O autor deste poema foi lorde Alfred Tennyson, nascido em 1809 e viveu surpreendentes 83 anos, praticamente a vida inteira dedicando-se à poesia durante o reinado da rainha Vitoria, e detém até hoje o título de um dos autores mais populares de poesias na língua inglesa.
Devemos ao lorde Tennyson algumas frases que estão em uso até hoje, ao ponto que trascenderam para outras línguas. Sabem aquele ditado, "É melhor ter amado e perdido, do que nunca ter amado"? É dele. Tennyson e o quinto autor mais citado no dicionario Oxford de citações (embora eu não fiquei contando para comparar).
Sobre o poema, a trama basicamente é assim: a Senhora de Shalott é um ser mágico, que vive sozinha em uma ilha rio acima de Camelot. Seu trabalho consiste em olhar tudo o que acontece fora do seu castelo através de um espelho; ela nunca, mas nunca deve olhar diretamente para fora da janela. Por sinal, como isso era muito fácil, ela tinha que tricotar (ou bordar) tudo o que enxergava pelo espelho em um tapete.
Mesmo assim, ela parece feliz com sua vidinha invertida pelo espelho, já que segundo o poema, os camponeses a escutam cantar.

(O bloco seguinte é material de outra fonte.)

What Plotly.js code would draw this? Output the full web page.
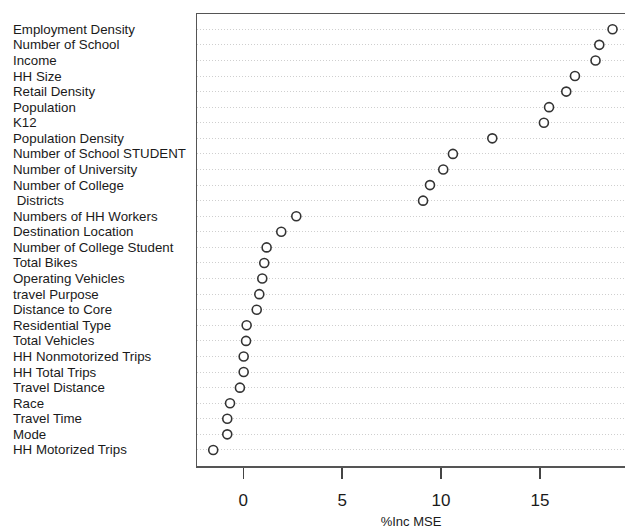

Eles sabem que é ela, mas nunca a viram de fato.
Assim, a senhora de Shalott vê e borda gente comum, alguns jovens casais, e cavaleiros de armadura, tudo pelo espelho. Até que um belo dia, no reflexo ela vê Sir Lancelot, cavalgando sozinho. Embora ela sabe que é proibido, ela vira para a janela, e olha para Sir Lancelot. O espelho trinca e quebra em pedaços, e o tapete que ela costurava sai voando pela janela com o vento, e assim a Senhora de Shalott sela seu destino e sente o peso da maldição. Para variar, tinha que ser o babaca do Lancelot para estragar a vida dos outros. Isso é opinião minha, não do poema.
Uma tormenta de outono aparece sem aviso; a Senhora de Shalott sai do seu castelo, acha um pequeno barco, escreve seu nome nele, entra no barquinho, o empurra para flutuar e entrar no curso do rio, e canta sua canção de morte enquanto o rio a leva abaixo, até Camelot. As pessoas encontram o barco e o corpo, se mancam quem é, e a tristeza toma conta deles e Lancelot pede a Deus que tenha misericórdia da sua alma (da dela, não da dele, ok?).

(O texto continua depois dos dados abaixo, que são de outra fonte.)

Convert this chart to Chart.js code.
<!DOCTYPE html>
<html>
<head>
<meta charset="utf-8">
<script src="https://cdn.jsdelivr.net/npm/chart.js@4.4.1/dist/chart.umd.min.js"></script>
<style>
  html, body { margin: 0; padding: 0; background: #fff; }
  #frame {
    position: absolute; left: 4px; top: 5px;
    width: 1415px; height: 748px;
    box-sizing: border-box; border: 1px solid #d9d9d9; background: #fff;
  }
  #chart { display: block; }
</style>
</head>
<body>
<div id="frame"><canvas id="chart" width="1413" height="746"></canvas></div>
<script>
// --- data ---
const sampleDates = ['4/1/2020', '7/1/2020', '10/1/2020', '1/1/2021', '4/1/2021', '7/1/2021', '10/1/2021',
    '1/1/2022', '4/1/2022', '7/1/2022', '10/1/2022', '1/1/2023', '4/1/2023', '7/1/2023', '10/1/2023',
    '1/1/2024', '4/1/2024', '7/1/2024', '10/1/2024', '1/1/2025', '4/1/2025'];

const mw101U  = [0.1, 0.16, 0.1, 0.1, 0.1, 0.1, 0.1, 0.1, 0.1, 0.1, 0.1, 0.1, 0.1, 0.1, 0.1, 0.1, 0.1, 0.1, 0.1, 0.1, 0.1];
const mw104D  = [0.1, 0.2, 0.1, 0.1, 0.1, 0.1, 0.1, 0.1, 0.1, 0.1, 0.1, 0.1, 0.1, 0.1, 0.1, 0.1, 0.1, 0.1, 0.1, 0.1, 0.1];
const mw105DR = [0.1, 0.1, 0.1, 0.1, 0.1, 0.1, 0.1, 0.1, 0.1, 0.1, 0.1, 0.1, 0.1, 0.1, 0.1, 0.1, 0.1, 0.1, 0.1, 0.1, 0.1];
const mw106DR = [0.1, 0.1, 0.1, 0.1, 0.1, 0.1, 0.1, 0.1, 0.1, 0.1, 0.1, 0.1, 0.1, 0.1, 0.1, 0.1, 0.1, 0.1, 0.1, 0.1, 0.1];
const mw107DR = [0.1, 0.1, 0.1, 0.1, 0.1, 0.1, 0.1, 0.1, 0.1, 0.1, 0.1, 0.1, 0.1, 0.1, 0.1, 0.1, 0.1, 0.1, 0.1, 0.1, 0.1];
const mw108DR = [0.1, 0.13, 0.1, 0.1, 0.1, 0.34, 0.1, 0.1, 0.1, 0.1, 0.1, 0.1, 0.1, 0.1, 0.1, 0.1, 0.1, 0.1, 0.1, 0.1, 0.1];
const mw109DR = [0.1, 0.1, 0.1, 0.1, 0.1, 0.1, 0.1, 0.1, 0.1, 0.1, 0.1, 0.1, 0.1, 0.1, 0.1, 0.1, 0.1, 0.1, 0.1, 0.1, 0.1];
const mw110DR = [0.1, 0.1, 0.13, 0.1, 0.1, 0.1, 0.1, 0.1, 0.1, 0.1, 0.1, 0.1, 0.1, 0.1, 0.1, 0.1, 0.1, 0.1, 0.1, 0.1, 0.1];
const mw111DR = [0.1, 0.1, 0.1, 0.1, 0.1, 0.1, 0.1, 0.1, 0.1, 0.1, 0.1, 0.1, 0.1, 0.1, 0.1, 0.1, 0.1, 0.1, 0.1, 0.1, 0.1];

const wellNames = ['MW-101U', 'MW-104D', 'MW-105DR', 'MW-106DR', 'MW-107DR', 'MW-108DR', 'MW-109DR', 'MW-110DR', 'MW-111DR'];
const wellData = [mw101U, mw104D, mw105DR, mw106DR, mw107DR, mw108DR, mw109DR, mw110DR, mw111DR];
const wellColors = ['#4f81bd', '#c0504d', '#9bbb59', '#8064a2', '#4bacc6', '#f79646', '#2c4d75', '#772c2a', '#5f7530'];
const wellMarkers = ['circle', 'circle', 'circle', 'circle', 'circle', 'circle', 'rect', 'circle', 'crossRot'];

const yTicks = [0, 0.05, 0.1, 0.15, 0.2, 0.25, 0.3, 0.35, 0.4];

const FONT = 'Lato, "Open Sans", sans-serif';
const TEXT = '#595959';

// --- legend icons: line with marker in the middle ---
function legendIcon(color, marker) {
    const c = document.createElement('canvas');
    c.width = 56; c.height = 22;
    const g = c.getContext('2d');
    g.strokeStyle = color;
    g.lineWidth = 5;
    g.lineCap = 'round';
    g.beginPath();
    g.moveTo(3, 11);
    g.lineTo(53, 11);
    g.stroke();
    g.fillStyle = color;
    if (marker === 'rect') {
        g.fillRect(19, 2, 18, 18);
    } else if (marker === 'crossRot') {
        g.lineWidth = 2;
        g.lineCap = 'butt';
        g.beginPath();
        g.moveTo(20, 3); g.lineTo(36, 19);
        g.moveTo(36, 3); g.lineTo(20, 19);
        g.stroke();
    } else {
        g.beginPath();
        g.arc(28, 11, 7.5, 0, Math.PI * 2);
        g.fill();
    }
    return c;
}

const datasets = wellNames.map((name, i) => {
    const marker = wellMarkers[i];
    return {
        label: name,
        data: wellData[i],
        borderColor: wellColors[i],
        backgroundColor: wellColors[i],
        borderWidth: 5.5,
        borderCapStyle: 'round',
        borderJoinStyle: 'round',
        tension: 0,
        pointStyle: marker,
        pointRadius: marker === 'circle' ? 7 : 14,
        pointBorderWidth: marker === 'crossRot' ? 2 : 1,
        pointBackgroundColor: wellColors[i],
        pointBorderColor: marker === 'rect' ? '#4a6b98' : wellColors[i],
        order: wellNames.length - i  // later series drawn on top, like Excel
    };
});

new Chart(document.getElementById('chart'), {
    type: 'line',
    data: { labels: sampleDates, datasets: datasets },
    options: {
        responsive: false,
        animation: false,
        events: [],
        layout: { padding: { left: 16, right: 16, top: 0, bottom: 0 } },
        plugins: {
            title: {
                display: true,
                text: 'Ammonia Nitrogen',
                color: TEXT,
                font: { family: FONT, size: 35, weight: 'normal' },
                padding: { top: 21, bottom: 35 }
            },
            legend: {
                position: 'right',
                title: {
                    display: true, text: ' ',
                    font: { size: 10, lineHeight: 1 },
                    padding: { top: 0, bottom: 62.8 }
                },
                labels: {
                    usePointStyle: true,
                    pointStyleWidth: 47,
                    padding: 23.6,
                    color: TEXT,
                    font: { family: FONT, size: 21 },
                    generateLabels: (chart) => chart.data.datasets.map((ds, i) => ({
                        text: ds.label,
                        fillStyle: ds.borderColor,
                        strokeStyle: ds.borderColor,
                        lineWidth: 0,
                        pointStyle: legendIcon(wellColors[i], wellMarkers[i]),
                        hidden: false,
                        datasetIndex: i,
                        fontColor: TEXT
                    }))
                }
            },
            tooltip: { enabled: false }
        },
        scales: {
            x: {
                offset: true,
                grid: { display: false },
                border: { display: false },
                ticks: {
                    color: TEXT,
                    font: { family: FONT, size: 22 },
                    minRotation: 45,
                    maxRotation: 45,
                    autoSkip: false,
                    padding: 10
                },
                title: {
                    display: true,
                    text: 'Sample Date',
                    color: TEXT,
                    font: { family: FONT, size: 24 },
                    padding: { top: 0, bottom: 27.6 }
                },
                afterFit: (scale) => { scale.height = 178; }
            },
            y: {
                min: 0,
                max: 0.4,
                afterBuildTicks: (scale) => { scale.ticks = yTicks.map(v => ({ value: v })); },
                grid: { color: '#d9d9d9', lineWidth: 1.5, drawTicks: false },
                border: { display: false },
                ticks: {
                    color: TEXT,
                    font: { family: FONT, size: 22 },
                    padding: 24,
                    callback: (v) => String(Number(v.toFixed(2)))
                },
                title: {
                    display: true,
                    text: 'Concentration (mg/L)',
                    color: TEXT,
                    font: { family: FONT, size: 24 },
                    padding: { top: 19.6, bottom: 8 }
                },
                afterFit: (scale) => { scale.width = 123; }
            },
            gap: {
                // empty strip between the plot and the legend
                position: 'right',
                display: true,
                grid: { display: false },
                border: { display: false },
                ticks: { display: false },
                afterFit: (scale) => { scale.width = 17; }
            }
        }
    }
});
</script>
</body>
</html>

Fim. É, isso mesmo. Bem medieval. Morreu, acabou, não tem chorinho não.Eu acho que morreu por muito pouco, considerando otras histórias como a da princesa tarada, que angariou uma legião de fãs aqui no blog.

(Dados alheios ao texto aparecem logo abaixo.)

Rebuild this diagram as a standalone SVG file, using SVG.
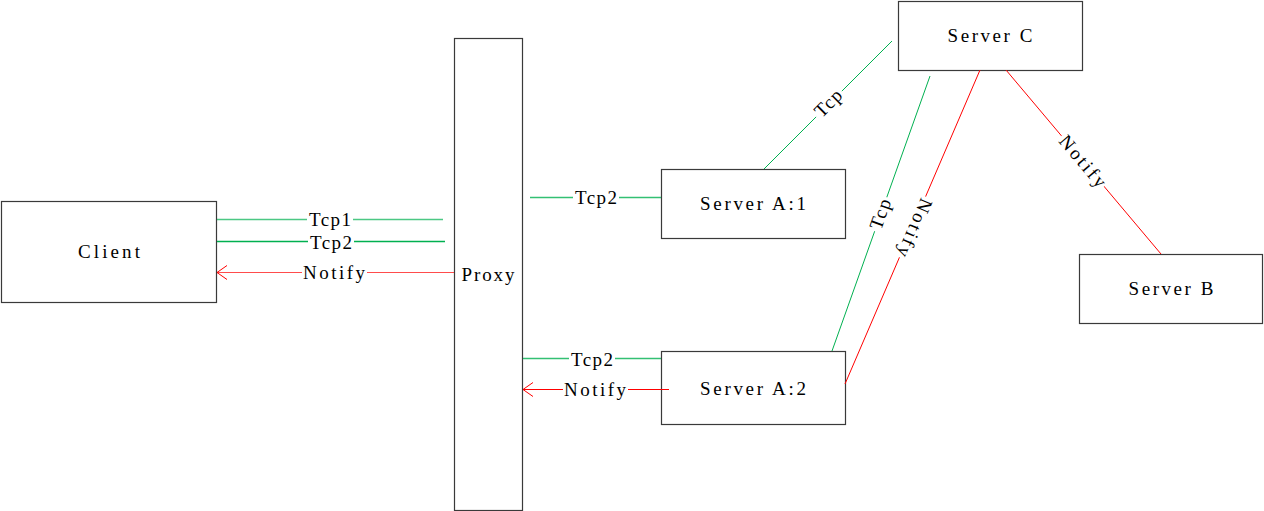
<svg xmlns="http://www.w3.org/2000/svg" width="1264" height="511" viewBox="0 0 1264 511">
<style>
.box{fill:#fff;stroke:#3a3a3a;stroke-width:1.2}
.t{font-family:"Liberation Serif","DejaVu Serif",serif;font-size:19px;fill:#000;text-anchor:middle;dominant-baseline:central}
.bg{fill:#fff;stroke:none}
.g{stroke:#00b050;stroke-width:1;fill:none}
.gh{stroke:#00b050;stroke-width:1.4;fill:none}
.r{stroke:#ff0000;stroke-width:1;fill:none}
</style>
<defs>
<marker id="arr" markerUnits="userSpaceOnUse" markerWidth="20" markerHeight="20" viewBox="-12 -10 14 20" refX="0" refY="0" orient="auto">
<path d="M-10,-7 L0,0 L-10,7" fill="none" stroke="#ff0000" stroke-width="1"/>
</marker>
</defs>
<rect width="1264" height="511" fill="#fff"/>
<g id="nodes">
<g id="client"><rect class="box" x="1.5" y="201.5" width="215" height="101"/><text class="t" x="109" y="251" textLength="62" lengthAdjust="spacing">Client</text></g>
<g id="proxy"><rect class="box" x="454.5" y="38.5" width="68" height="472"/><text class="t" x="488" y="274" textLength="53" lengthAdjust="spacing">Proxy</text></g>
<g id="serverA1"><rect class="box" x="661.5" y="169.5" width="184" height="69"/><text class="t" x="753" y="203" textLength="106" lengthAdjust="spacing">Server A:1</text></g>
<g id="serverA2"><rect class="box" x="661.5" y="351.5" width="184" height="73"/><text class="t" x="753" y="388" textLength="106" lengthAdjust="spacing">Server A:2</text></g>
<g id="serverC"><rect class="box" x="898.5" y="1.5" width="184" height="69"/><text class="t" x="990" y="35" textLength="85" lengthAdjust="spacing">Server C</text></g>
<g id="serverB"><rect class="box" x="1079.5" y="254.5" width="183" height="69"/><text class="t" x="1171" y="288" textLength="85" lengthAdjust="spacing">Server B</text></g>
</g>
<g id="connectors">
<line class="gh" x1="217" y1="219.5" x2="443" y2="219.5" stroke-opacity="0.7"/>
<rect class="bg" x="307" y="211" width="46" height="17"/>
<text class="t" x="330" y="219" textLength="42" lengthAdjust="spacing">Tcp1</text>
<line class="gh" x1="217" y1="241.5" x2="445" y2="241.5"/>
<rect class="bg" x="308" y="233" width="46" height="17"/>
<text class="t" x="331" y="242" textLength="42" lengthAdjust="spacing">Tcp2</text>
<line class="r" x1="454" y1="272.5" x2="217" y2="272.5" stroke-opacity="0.7" stroke-width="1.5" marker-end="url(#arr)"/>
<rect class="bg" x="302" y="264" width="65" height="17"/>
<text class="t" x="334" y="272" textLength="62" lengthAdjust="spacing">Notify</text>
<line class="gh" x1="530" y1="197.5" x2="661" y2="197.5" stroke-opacity="0.8"/>
<rect class="bg" x="573" y="189" width="46" height="17"/>
<text class="t" x="596" y="197" textLength="42" lengthAdjust="spacing">Tcp2</text>
<line class="gh" x1="523" y1="358.5" x2="661" y2="358.5" stroke-opacity="0.8"/>
<rect class="bg" x="569" y="350" width="46" height="17"/>
<text class="t" x="592" y="359" textLength="42" lengthAdjust="spacing">Tcp2</text>
<line class="r" x1="669" y1="389.5" x2="523" y2="389.5" marker-end="url(#arr)"/>
<rect class="bg" x="563" y="381" width="65" height="17"/>
<text class="t" x="595" y="389" textLength="62" lengthAdjust="spacing">Notify</text>
<line class="g" x1="764" y1="169" x2="892" y2="41"/>
<g transform="translate(828,103) rotate(-45)"><rect class="bg" x="-18" y="-8" width="36" height="16"/><text class="t" x="0" y="0" textLength="31" lengthAdjust="spacing">Tcp</text></g>
<line class="g" x1="832" y1="351" x2="930" y2="76"/>
<g transform="translate(880,214) rotate(-70.4)"><rect class="bg" x="-18" y="-8" width="36" height="16"/><text class="t" x="0" y="0" textLength="31" lengthAdjust="spacing">Tcp</text></g>
<line class="r" x1="845" y1="384" x2="980" y2="70"/>
<g transform="translate(915,228) rotate(113.3)"><rect class="bg" x="-33" y="-8" width="66" height="16"/><text class="t" x="0" y="0" textLength="62" lengthAdjust="spacing">Notify</text></g>
<line class="r" x1="1006" y1="70" x2="1161" y2="254"/>
<g transform="translate(1083,161) rotate(49.9)"><rect class="bg" x="-33" y="-8" width="66" height="16"/><text class="t" x="0" y="0" textLength="62" lengthAdjust="spacing">Notify</text></g>
</g>
</svg>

Para não terminar assim, digamos, brutalmente, me permito fazer um comentário nem tão pertinente, mas é uma das coisas que descobri pesquisando. Teve uma irmandade fundada em 1848 chamada "Os Pre-Rafaelitas", composta por artistas que rejeitavam o estilo introduzido no renascimento por artistas como Raffaelo e Michelangelo. Para eles, estas influências "atrapalhavam" o ensino da "verdadeira arte". Vai saber as razões que tinham para isso, mas os pre-rafaelitas curtiam a história da Senhora de Astolat, e produziram algumas pinturas inspiradas na história, como a que ilustra este post (obra de John William Waterhouse).
Bom, por hoje é só... afinal, esta semana promete! Qual será o post de amanhã? Hein? HEIN?
Aliás, hoje estou dando uma de Paulo Coelho. Nada de passar corretor ortográfico, vai assim mesmo!
Até o próximo post! O desafio está em pé!